The Bulls were rolling and ready now.
“We felt after the Game 3 win we had the confidence,” said Grant, who scored 20 points in Game 3 and 22 in Game 4. “We all had the confidence we were going to be NBA champions.”
Grant averaged 39.6 minutes in the series, playing fewer than 40 minutes once. Pippen played at least 40 minutes in every game, averaging 43.6 minutes, and Jordan averaged 44 minutes and played 52 minutes in Game 3. Jordan and Pippen each played 48 minutes in the Game 5 clincher.
“That’s why my knee and back hurt so much now,” laughed Grant. “It’s hard to fathom hearing guys these days playing 40 minutes and everyone saying they need rest and shouldn’t play.”

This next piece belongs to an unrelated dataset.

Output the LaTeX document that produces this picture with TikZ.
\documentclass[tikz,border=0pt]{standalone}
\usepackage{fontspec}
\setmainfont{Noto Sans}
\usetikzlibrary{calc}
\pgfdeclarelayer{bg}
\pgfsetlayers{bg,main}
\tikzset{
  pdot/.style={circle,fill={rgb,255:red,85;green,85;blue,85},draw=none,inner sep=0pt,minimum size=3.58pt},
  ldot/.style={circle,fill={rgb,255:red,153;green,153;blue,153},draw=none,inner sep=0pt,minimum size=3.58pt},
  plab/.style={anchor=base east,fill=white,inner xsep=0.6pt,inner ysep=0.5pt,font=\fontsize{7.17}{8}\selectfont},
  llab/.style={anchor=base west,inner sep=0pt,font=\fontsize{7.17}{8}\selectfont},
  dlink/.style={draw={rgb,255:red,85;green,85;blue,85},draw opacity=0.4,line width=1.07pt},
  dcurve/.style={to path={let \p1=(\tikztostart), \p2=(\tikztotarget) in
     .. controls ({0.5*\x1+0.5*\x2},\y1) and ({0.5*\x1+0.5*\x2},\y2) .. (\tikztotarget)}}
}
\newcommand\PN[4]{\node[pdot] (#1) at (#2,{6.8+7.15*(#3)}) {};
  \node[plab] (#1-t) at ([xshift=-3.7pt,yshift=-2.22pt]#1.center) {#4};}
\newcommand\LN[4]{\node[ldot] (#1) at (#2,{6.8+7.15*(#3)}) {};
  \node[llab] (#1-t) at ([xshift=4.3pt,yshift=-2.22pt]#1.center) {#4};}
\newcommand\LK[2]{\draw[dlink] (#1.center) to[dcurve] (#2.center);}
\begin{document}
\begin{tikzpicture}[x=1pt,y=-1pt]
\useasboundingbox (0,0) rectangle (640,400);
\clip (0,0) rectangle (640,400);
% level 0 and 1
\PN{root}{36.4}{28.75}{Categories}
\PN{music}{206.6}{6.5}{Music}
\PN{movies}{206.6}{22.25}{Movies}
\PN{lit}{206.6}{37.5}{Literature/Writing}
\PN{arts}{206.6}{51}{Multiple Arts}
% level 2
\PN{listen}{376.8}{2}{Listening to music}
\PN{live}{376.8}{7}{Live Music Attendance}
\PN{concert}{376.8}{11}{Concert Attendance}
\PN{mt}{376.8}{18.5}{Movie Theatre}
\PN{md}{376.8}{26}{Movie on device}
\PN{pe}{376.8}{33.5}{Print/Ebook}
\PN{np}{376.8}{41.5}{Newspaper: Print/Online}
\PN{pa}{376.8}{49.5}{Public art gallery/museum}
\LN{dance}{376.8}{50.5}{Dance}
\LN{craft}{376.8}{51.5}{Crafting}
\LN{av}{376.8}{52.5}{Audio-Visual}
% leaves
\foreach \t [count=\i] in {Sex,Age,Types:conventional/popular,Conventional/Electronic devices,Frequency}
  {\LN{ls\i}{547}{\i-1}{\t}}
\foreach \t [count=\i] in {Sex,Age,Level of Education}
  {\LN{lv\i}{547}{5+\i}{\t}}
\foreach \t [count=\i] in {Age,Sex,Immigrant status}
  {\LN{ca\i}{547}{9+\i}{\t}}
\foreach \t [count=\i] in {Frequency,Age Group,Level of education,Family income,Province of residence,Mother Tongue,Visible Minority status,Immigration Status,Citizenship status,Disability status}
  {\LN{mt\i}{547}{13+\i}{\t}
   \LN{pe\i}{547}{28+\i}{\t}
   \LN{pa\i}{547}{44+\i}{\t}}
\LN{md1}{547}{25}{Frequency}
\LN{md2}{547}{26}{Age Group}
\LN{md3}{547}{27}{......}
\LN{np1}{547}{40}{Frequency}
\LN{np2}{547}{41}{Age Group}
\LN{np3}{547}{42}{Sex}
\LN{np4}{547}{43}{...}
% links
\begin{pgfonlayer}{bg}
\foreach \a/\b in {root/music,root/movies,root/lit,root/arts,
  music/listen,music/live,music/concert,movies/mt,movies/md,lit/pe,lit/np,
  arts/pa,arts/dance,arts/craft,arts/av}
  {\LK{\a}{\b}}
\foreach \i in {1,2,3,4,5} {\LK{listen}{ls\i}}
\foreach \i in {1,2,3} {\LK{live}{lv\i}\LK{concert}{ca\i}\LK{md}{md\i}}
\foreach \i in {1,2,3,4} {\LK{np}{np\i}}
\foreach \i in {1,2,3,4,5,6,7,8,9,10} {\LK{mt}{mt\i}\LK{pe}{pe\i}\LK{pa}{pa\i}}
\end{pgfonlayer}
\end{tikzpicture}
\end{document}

The Bulls dominated Game 4 with a 97-82 victory, and it seemed over with Worthy and Scott injured for Game 5. But the Lakers using just seven players and Tony Smith and Elden Campbell off the bench combing for 33 points looked like they could get the series back to Chicago and another game. Then came that famous timeout halfway through the fourth quarter with the Lakers leading, Jackson asking Jordan who was open, Jordan finally responding Paxson and then the championship.

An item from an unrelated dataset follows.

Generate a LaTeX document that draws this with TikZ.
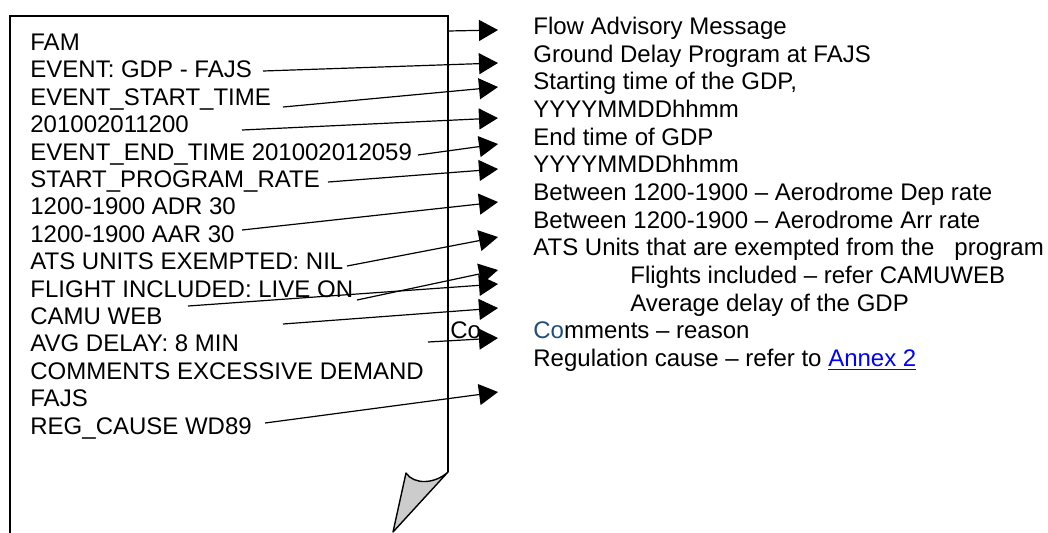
\documentclass[tikz,border=0pt]{standalone}
\usepackage{fontspec}
\setmainfont{Liberation Sans}
\usetikzlibrary{arrows.meta}
\definecolor{cocol}{RGB}{31,78,121}
\definecolor{linkcol}{RGB}{0,0,255}
\definecolor{foldcol}{RGB}{204,204,204}

\begin{document}
\begin{tikzpicture}[x=0.5pt,y=-0.5pt,
    msg/.style={anchor=base west,inner sep=0pt,font=\fontsize{12}{14}\selectfont},
    arr/.style={-{Triangle[length=9.5pt,width=10.5pt]},line width=0.6pt,black}]
        \useasboundingbox (0,0) rectangle (1048,532);

        %page
        \draw[line width=0.7pt] (10,540) -- (10,16) -- (448,16) -- (448,472);
        \draw[line width=0.7pt,fill=foldcol,line join=round] (448,472) .. controls (435,484) and (414,485) .. (406,473) -- (393,532) -- cycle;

        %message
        \node[msg] (fam)  at (30,50)  {FAM};
        \node[msg] (evt)  at (30,77)  {EVENT: GDP - FAJS};
        \node[msg] (est)  at (30,105) {EVENT\_START\_TIME};
        \node[msg] (esv)  at (30,132) {201002011200};
        \node[msg] (eet)  at (30,160) {EVENT\_END\_TIME 201002012059};
        \node[msg] (spr)  at (30,187) {START\_PROGRAM\_RATE};
        \node[msg] (adr)  at (30,214) {1200-1900 ADR 30};
        \node[msg] (aar)  at (30,242) {1200-1900 AAR 30};
        \node[msg] (ats)  at (30,269) {ATS UNITS EXEMPTED: NIL};
        \node[msg] (fli)  at (30,297) {FLIGHT INCLUDED: LIVE ON};
        \node[msg] (cam)  at (30,324) {CAMU WEB};
        \node[msg] (avg)  at (30,351) {AVG DELAY: 8 MIN};
        \node[msg] (com)  at (30,379) {COMMENTS EXCESSIVE DEMAND};
        \node[msg] (fajs) at (30,406) {FAJS};
        \node[msg] (reg)  at (30,434) {REG\_CAUSE WD89};

        %meaning
        \node[msg] (dfam) at (533,34)  {Flow Advisory Message};
        \node[msg] (devt) at (533,62)  {Ground Delay Program at FAJS};
        \node[msg] (dest) at (533,89)  {Starting time of the GDP,};
        \node[msg] (desv) at (533,117) {YYYYMMDDhhmm};
        \node[msg] (deet) at (533,145) {End time of GDP};
        \node[msg] (deev) at (533,172) {YYYYMMDDhhmm};
        \node[msg] (dadr) at (533,200) {Between 1200-1900 -- Aerodrome Dep rate};
        \node[msg] (daar) at (533,228) {Between 1200-1900 -- Aerodrome Arr rate};
        \node[msg] (dats) at (533,255) {ATS Units that are exempted from the \ \ program};
        \node[msg] (dfli) at (630,283) {Flights included -- refer CAMUWEB};
        \node[msg] (davg) at (630,311) {Average delay of the GDP};
        \node[msg] (dcom) at (533,338) {{\color{cocol}Co}mments -- reason};
        \node[msg] (dreg) at (533,366) {Regulation cause -- refer to {\color{linkcol}\underline{Annex 2}}};
        \node[msg] (co)   at (450,338) {Co};

        %arrow ends
        \coordinate (s1) at (448,31);  \coordinate (t1) at (498,30);
        \coordinate (s2) at (263,71);  \coordinate (t2) at (498,63);
        \coordinate (s3) at (283,107); \coordinate (t3) at (498,87);
        \coordinate (s4) at (242,130); \coordinate (t4) at (498,118);
        \coordinate (s5) at (418,155); \coordinate (t5) at (498,144);
        \coordinate (s6) at (328,182); \coordinate (t6) at (498,169);
        \coordinate (s7) at (242,230); \coordinate (t7) at (498,202);
        \coordinate (s8) at (347,266); \coordinate (t8) at (498,237);
        \coordinate (s9) at (357,300); \coordinate (t9) at (498,270);
        \coordinate (s10) at (188,306); \coordinate (t10) at (498,284);
        \coordinate (s11) at (283,324); \coordinate (t11) at (498,308);
        \coordinate (s12) at (428,342); \coordinate (t12) at (498,338);
        \coordinate (s13) at (265,423); \coordinate (t13) at (498,392);

        \foreach \i in {1,...,13}
            \draw[arr] (s\i) -- (t\i);

    \end{tikzpicture}
\end{document}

“I never looked at it as that dramatic,” said Paxson. “To me it was, ‘Hey Michael, Magic’s doubling you, look for Pax on the weak side.’ That’s what I heard.
“They weren’t going to guard Michael with Magic,” said Paxson. “So Magic was guarding me and Scott was smaller than Michael and they had to double Michael. The way we played out of the triangle and moved the ball, I was available. I didn’t take a ton of shots; Game 5, I took maybe 12 shots (nine of 12). Not like I was jacking up shots. I was smart enough to realize I was reliant on how other teams were going to play Michael, Scottie, Bill. If there was going to be a lot of double teaming, I was going to find open areas; I wasn’t the guy with the ball creating my own shot.”

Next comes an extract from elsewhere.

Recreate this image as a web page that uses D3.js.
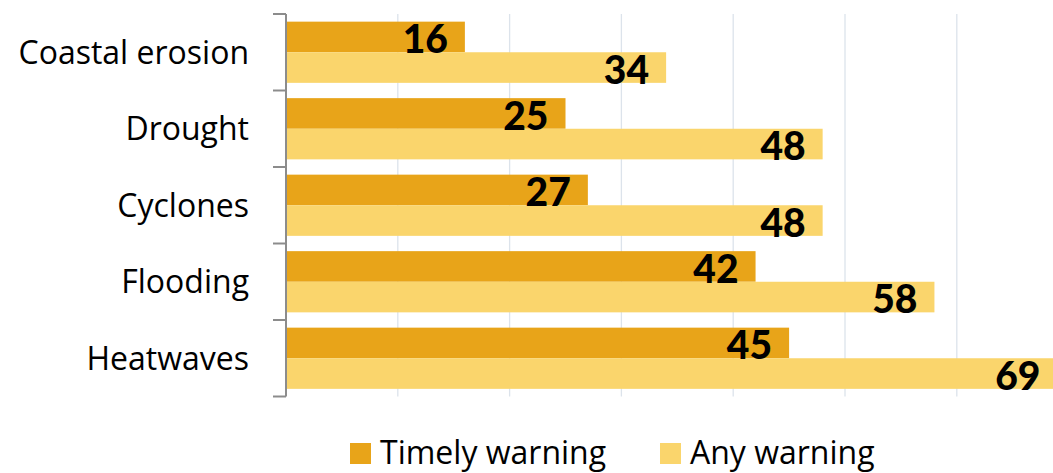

And then Pippen had the ball and tossed it up, the Bulls hustling to their locker room and the celebration beginning in Los Angeles and all over Chicago.
“When that buzzer went off and we were champions, that feeling was surreal,” said Grant. “Like an out of body experience. You can’t believe you are here and a world champion and everything you went through with these guys. I hugged my teammates and ran into that locker room and hugged some more people.”
“You could finally say you were the best and how much it meant to MJ, the organization,” said Hodges. “All of us, a lot of emotions on all levels in what we accomplished and were capable of doing going into next season.”
“I had waited for more than a decade,” said Cartwright. “It was a great accomplishment. Nine years in New York, it was not something you ever know if it will happen. It was a gradual process, what good teams go through where you overcome your nemesis. I had a family, friends who call you, all your relatives who call you; it was a family celebration. A celebration for everyone in my family, all my friends, all of my ex-coaches. Everybody, everybody got a piece.”
“I remember the bus ride from the game to the hotel,” Armstrong said with a laugh. “How bad everyone smelled, played the game, poured champagne and no one showered. Then rode the bus to the Ritz Carlton. Everyone still in their uniforms three hours later.”
“We were the underdogs,” noted Levingston. “Everyone said we couldn’t do it, it being the first time going to the Finals. We didn’t know what it was like. The first game we bought into that and we played unsure. After that we went back to the way we played and it seemed the game became easier and slowed down.
“I remember the night of the championship,” recalled Levingston. “I felt we’d win and it was just by how much and then it was like a boulder lifted off everyone. We finally accomplished it and won the title. It was such a relief, joy, the feeling of being on top of the mountain. You are the best and knowing everything you accomplished and went through to get there.”